> [Required work]:
Write out the listing below without alteration, omitting its pictures.

============================================================

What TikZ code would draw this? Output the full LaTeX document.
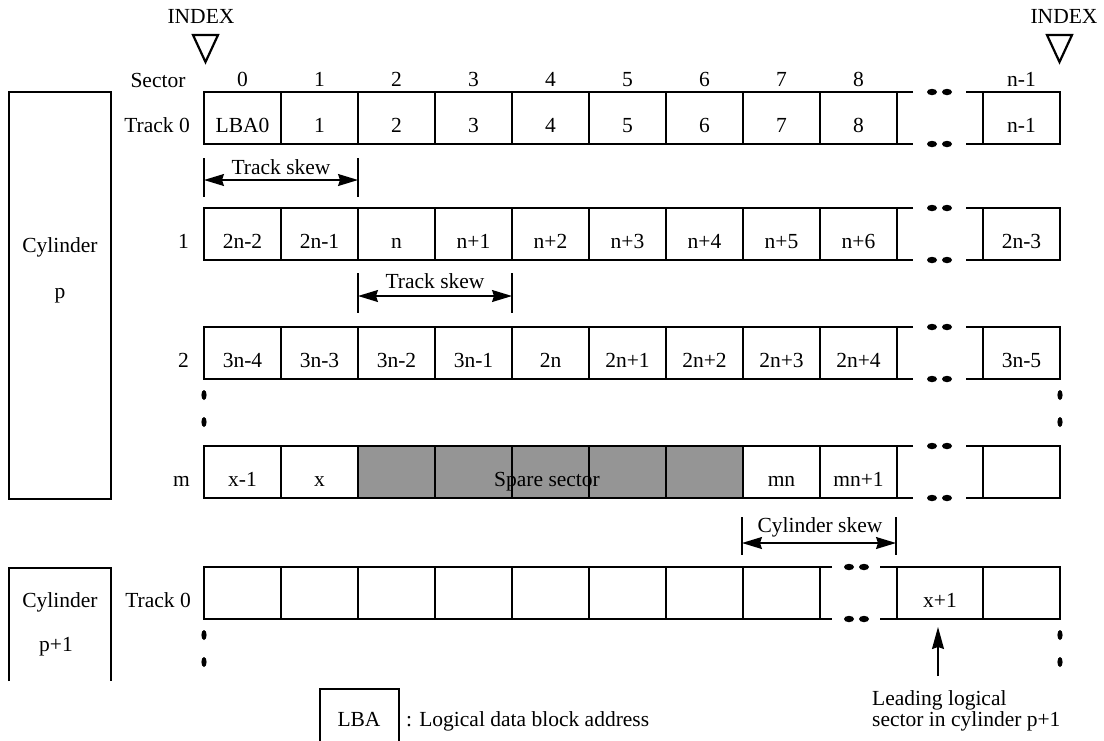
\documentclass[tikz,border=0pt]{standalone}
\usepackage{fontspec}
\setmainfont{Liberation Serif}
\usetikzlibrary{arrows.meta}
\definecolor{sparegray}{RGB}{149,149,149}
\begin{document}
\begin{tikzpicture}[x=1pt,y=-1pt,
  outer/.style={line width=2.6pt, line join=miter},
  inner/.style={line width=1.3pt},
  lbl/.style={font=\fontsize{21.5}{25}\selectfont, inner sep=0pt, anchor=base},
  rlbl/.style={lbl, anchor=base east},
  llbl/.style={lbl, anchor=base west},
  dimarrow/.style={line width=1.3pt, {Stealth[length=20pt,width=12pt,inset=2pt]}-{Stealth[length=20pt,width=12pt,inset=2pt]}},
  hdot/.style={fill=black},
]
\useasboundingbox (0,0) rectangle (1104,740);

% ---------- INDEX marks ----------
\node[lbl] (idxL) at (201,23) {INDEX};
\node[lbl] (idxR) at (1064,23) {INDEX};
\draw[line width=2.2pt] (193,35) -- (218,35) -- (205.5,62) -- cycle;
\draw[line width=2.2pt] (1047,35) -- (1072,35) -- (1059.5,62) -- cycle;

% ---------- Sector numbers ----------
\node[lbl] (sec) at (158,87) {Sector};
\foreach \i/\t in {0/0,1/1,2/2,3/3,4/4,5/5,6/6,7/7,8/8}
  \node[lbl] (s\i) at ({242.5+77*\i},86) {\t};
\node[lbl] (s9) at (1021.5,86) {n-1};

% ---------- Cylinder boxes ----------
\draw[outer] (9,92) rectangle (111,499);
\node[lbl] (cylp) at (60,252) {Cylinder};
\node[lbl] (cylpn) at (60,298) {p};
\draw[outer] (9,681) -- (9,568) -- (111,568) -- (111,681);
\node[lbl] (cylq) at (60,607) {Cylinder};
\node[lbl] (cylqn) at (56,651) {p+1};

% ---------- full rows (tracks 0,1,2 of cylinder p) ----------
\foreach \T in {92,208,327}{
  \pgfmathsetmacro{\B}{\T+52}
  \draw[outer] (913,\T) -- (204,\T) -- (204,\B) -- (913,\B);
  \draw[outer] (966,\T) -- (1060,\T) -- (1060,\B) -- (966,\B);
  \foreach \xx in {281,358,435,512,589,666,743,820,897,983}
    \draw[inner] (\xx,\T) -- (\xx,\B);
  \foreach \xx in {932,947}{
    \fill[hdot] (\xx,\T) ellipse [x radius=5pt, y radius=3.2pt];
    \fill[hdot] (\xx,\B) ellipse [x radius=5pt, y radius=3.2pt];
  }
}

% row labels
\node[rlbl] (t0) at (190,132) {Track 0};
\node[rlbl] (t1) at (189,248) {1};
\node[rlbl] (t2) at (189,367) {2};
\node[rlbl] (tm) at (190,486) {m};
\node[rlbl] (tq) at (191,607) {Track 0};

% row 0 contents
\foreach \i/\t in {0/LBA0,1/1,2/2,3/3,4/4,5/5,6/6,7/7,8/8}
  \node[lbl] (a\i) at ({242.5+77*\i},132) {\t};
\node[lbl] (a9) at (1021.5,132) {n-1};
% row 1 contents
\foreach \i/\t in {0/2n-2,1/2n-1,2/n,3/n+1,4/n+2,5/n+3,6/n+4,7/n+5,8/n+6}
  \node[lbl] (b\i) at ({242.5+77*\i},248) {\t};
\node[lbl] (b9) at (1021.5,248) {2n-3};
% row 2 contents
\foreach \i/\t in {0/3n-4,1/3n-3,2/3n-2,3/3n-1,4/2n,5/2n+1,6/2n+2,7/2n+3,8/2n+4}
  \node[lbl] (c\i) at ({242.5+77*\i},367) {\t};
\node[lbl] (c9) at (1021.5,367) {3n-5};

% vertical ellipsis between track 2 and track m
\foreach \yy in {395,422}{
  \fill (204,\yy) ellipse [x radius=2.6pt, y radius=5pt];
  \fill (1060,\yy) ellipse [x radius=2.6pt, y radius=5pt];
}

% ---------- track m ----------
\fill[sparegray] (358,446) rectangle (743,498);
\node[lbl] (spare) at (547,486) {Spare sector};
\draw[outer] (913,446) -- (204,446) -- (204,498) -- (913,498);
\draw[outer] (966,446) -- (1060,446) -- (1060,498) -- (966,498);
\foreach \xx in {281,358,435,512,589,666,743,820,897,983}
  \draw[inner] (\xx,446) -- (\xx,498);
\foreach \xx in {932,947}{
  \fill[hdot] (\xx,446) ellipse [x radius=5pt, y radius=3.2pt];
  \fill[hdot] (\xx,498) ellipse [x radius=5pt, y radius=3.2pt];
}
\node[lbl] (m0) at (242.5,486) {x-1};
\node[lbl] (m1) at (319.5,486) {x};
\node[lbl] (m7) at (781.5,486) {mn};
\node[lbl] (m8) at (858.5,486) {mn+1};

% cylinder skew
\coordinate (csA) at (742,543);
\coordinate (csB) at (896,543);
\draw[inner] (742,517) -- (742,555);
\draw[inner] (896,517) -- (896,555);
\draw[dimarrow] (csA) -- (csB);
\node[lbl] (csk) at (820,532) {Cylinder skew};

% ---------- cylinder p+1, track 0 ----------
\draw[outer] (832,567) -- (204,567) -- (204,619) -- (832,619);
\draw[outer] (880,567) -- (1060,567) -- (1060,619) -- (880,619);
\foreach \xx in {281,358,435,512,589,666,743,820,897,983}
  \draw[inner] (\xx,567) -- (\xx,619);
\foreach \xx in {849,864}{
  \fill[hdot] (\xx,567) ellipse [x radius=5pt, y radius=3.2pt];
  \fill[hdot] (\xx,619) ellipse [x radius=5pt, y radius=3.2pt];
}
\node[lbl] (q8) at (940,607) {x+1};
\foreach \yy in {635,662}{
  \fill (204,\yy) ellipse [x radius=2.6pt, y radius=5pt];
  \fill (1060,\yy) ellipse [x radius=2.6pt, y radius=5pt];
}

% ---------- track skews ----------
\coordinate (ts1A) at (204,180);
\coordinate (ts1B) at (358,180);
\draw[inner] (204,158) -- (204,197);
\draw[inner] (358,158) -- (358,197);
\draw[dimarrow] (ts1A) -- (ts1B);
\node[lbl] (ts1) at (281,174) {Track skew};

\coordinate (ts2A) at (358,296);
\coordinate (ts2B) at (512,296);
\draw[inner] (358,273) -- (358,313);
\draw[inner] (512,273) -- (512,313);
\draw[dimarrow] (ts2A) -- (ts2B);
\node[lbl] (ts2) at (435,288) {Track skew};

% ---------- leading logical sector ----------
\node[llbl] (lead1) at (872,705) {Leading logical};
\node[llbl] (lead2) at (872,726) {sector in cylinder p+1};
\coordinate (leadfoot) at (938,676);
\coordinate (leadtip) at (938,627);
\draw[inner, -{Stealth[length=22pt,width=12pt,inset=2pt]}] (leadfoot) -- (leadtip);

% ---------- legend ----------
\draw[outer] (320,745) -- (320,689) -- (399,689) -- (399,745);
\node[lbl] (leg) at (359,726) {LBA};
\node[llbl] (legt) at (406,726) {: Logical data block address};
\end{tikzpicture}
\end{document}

============================================================

> [Expected answer]:
What TikZ code would draw this? Output the full LaTeX document.
\documentclass[tikz,border=0pt]{standalone}
\usepackage{fontspec}
\setmainfont{Liberation Serif}
\usetikzlibrary{arrows.meta}
\definecolor{sparegray}{RGB}{149,149,149}
\begin{document}
\begin{tikzpicture}[x=1pt,y=-1pt,
  outer/.style={line width=2.6pt, line join=miter},
  inner/.style={line width=1.3pt},
  lbl/.style={font=\fontsize{21.5}{25}\selectfont, inner sep=0pt, anchor=base},
  rlbl/.style={lbl, anchor=base east},
  llbl/.style={lbl, anchor=base west},
  dimarrow/.style={line width=1.3pt, {Stealth[length=20pt,width=12pt,inset=2pt]}-{Stealth[length=20pt,width=12pt,inset=2pt]}},
  hdot/.style={fill=black},
]
\useasboundingbox (0,0) rectangle (1104,740);

% ---------- INDEX marks ----------
\node[lbl] (idxL) at (201,23) {INDEX};
\node[lbl] (idxR) at (1064,23) {INDEX};
\draw[line width=2.2pt] (193,35) -- (218,35) -- (205.5,62) -- cycle;
\draw[line width=2.2pt] (1047,35) -- (1072,35) -- (1059.5,62) -- cycle;

% ---------- Sector numbers ----------
\node[lbl] (sec) at (158,87) {Sector};
\foreach \i/\t in {0/0,1/1,2/2,3/3,4/4,5/5,6/6,7/7,8/8}
  \node[lbl] (s\i) at ({242.5+77*\i},86) {\t};
\node[lbl] (s9) at (1021.5,86) {n-1};

% ---------- Cylinder boxes ----------
\draw[outer] (9,92) rectangle (111,499);
\node[lbl] (cylp) at (60,252) {Cylinder};
\node[lbl] (cylpn) at (60,298) {p};
\draw[outer] (9,681) -- (9,568) -- (111,568) -- (111,681);
\node[lbl] (cylq) at (60,607) {Cylinder};
\node[lbl] (cylqn) at (56,651) {p+1};

% ---------- full rows (tracks 0,1,2 of cylinder p) ----------
\foreach \T in {92,208,327}{
  \pgfmathsetmacro{\B}{\T+52}
  \draw[outer] (913,\T) -- (204,\T) -- (204,\B) -- (913,\B);
  \draw[outer] (966,\T) -- (1060,\T) -- (1060,\B) -- (966,\B);
  \foreach \xx in {281,358,435,512,589,666,743,820,897,983}
    \draw[inner] (\xx,\T) -- (\xx,\B);
  \foreach \xx in {932,947}{
    \fill[hdot] (\xx,\T) ellipse [x radius=5pt, y radius=3.2pt];
    \fill[hdot] (\xx,\B) ellipse [x radius=5pt, y radius=3.2pt];
  }
}

% row labels
\node[rlbl] (t0) at (190,132) {Track 0};
\node[rlbl] (t1) at (189,248) {1};
\node[rlbl] (t2) at (189,367) {2};
\node[rlbl] (tm) at (190,486) {m};
\node[rlbl] (tq) at (191,607) {Track 0};

% row 0 contents
\foreach \i/\t in {0/LBA0,1/1,2/2,3/3,4/4,5/5,6/6,7/7,8/8}
  \node[lbl] (a\i) at ({242.5+77*\i},132) {\t};
\node[lbl] (a9) at (1021.5,132) {n-1};
% row 1 contents
\foreach \i/\t in {0/2n-2,1/2n-1,2/n,3/n+1,4/n+2,5/n+3,6/n+4,7/n+5,8/n+6}
  \node[lbl] (b\i) at ({242.5+77*\i},248) {\t};
\node[lbl] (b9) at (1021.5,248) {2n-3};
% row 2 contents
\foreach \i/\t in {0/3n-4,1/3n-3,2/3n-2,3/3n-1,4/2n,5/2n+1,6/2n+2,7/2n+3,8/2n+4}
  \node[lbl] (c\i) at ({242.5+77*\i},367) {\t};
\node[lbl] (c9) at (1021.5,367) {3n-5};

% vertical ellipsis between track 2 and track m
\foreach \yy in {395,422}{
  \fill (204,\yy) ellipse [x radius=2.6pt, y radius=5pt];
  \fill (1060,\yy) ellipse [x radius=2.6pt, y radius=5pt];
}

% ---------- track m ----------
\fill[sparegray] (358,446) rectangle (743,498);
\node[lbl] (spare) at (547,486) {Spare sector};
\draw[outer] (913,446) -- (204,446) -- (204,498) -- (913,498);
\draw[outer] (966,446) -- (1060,446) -- (1060,498) -- (966,498);
\foreach \xx in {281,358,435,512,589,666,743,820,897,983}
  \draw[inner] (\xx,446) -- (\xx,498);
\foreach \xx in {932,947}{
  \fill[hdot] (\xx,446) ellipse [x radius=5pt, y radius=3.2pt];
  \fill[hdot] (\xx,498) ellipse [x radius=5pt, y radius=3.2pt];
}
\node[lbl] (m0) at (242.5,486) {x-1};
\node[lbl] (m1) at (319.5,486) {x};
\node[lbl] (m7) at (781.5,486) {mn};
\node[lbl] (m8) at (858.5,486) {mn+1};

% cylinder skew
\coordinate (csA) at (742,543);
\coordinate (csB) at (896,543);
\draw[inner] (742,517) -- (742,555);
\draw[inner] (896,517) -- (896,555);
\draw[dimarrow] (csA) -- (csB);
\node[lbl] (csk) at (820,532) {Cylinder skew};

% ---------- cylinder p+1, track 0 ----------
\draw[outer] (832,567) -- (204,567) -- (204,619) -- (832,619);
\draw[outer] (880,567) -- (1060,567) -- (1060,619) -- (880,619);
\foreach \xx in {281,358,435,512,589,666,743,820,897,983}
  \draw[inner] (\xx,567) -- (\xx,619);
\foreach \xx in {849,864}{
  \fill[hdot] (\xx,567) ellipse [x radius=5pt, y radius=3.2pt];
  \fill[hdot] (\xx,619) ellipse [x radius=5pt, y radius=3.2pt];
}
\node[lbl] (q8) at (940,607) {x+1};
\foreach \yy in {635,662}{
  \fill (204,\yy) ellipse [x radius=2.6pt, y radius=5pt];
  \fill (1060,\yy) ellipse [x radius=2.6pt, y radius=5pt];
}

% ---------- track skews ----------
\coordinate (ts1A) at (204,180);
\coordinate (ts1B) at (358,180);
\draw[inner] (204,158) -- (204,197);
\draw[inner] (358,158) -- (358,197);
\draw[dimarrow] (ts1A) -- (ts1B);
\node[lbl] (ts1) at (281,174) {Track skew};

\coordinate (ts2A) at (358,296);
\coordinate (ts2B) at (512,296);
\draw[inner] (358,273) -- (358,313);
\draw[inner] (512,273) -- (512,313);
\draw[dimarrow] (ts2A) -- (ts2B);
\node[lbl] (ts2) at (435,288) {Track skew};

% ---------- leading logical sector ----------
\node[llbl] (lead1) at (872,705) {Leading logical};
\node[llbl] (lead2) at (872,726) {sector in cylinder p+1};
\coordinate (leadfoot) at (938,676);
\coordinate (leadtip) at (938,627);
\draw[inner, -{Stealth[length=22pt,width=12pt,inset=2pt]}] (leadfoot) -- (leadtip);

% ---------- legend ----------
\draw[outer] (320,745) -- (320,689) -- (399,689) -- (399,745);
\node[lbl] (leg) at (359,726) {LBA};
\node[llbl] (legt) at (406,726) {: Logical data block address};
\end{tikzpicture}
\end{document}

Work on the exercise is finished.